بِسْمِ اللّٰهِ الرَّحْمٰنِ الرَّح۪يمِ
وَإِنَّ عَلَيْكُمْ لَحَٰفِظِينَ ﴿١٠﴾
Halbuki sizin üstünüzde hakıykî bekçiler,
كِرَامًا كَٰتِبِينَ ﴿١١﴾
(Allah indinde) çok şerefli yazıcılar vardır,
يَعْلَمُونَ مَا تَفْعَلُونَ ﴿١٢﴾
Ki onlar ne yapıyorsanız bilirler.
إِنَّ ٱلْأَبْرَارَ لَفِى نَعِيمٍ ﴿١٣﴾
İyiler, hiç şübhesiz Naıym (cennetin) de,
وَإِنَّ ٱلْفُجَّارَ لَفِى جَحِيمٍ ﴿١٤﴾
Kötüler ise muhakkak alevli ateşdedirler.
يَصْلَوْنَهَا يَوْمَ ٱلدِّينِ ﴿١٥﴾
Dîn (ceza) günü oraya gireceklerdir.
وَمَا هُمْ عَنْهَا بِغَآئِبِينَ ﴿١٦﴾
Ve onlar bundan ayrılanlar da değildir.
وَمَآ أَدْرَىٰكَ مَا يَوْمُ ٱلدِّينِ ﴿١٧﴾
O dîn günü nedir? (Bunu) sana hangi şey öğretdi?

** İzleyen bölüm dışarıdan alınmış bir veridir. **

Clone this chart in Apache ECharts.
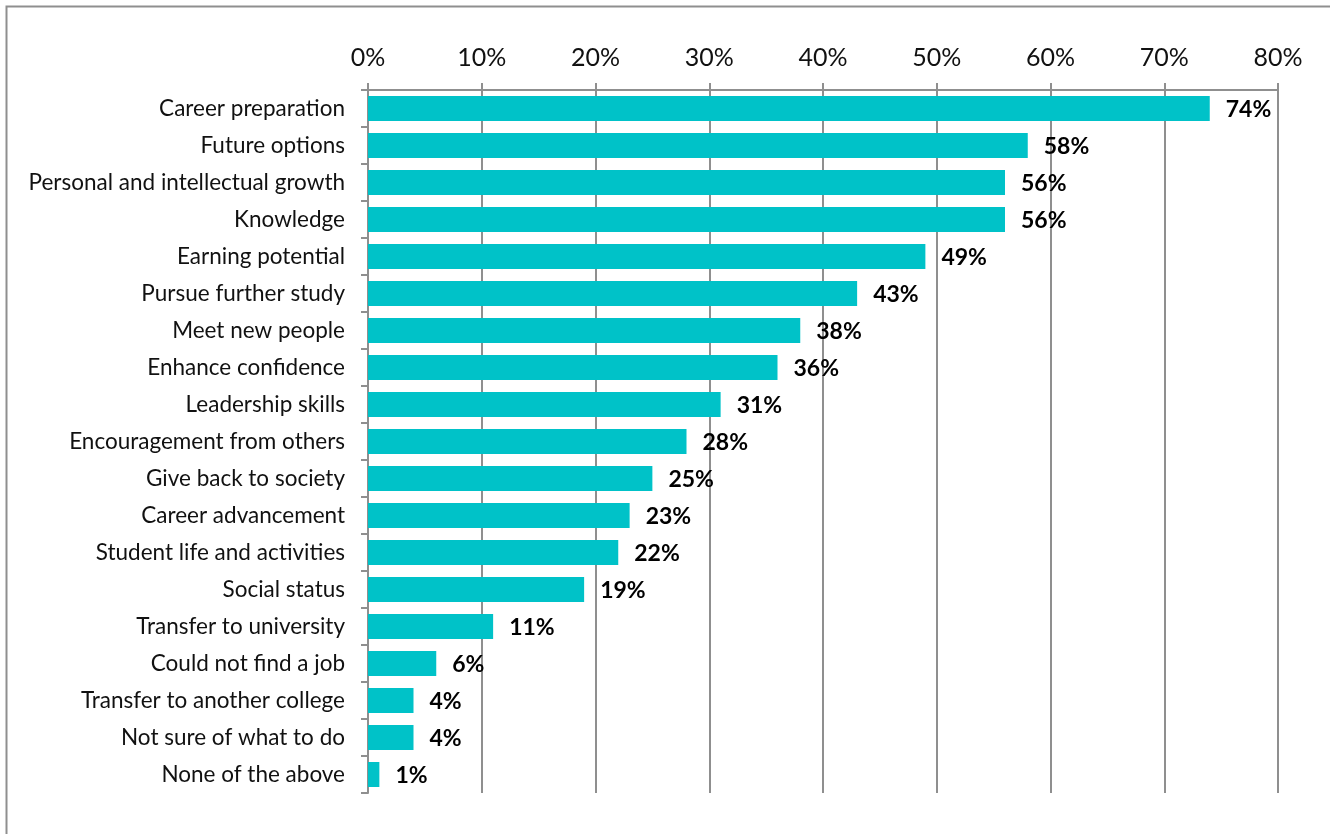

ثُمَّ مَآ أَدْرَىٰكَ مَا يَوْمُ ٱلدِّينِ ﴿١٨﴾
O dîn günü nedir? Tekrar (bunu) sana hangi şey öğretdi?
يَوْمَ لَا تَمْلِكُ نَفْسٌ لِّنَفْسٍ شَيْـًٔاۖ وَٱلْأَمْرُ يَوْمَئِذٍ لِّلَّهِ ﴿١٩﴾
O, öyle bir gündür ki hiçbir kimse kimseye, hiçbir şeyle fâide vermiye muktedir olamayacakdır. O gün emir (yalınız) Allahındır.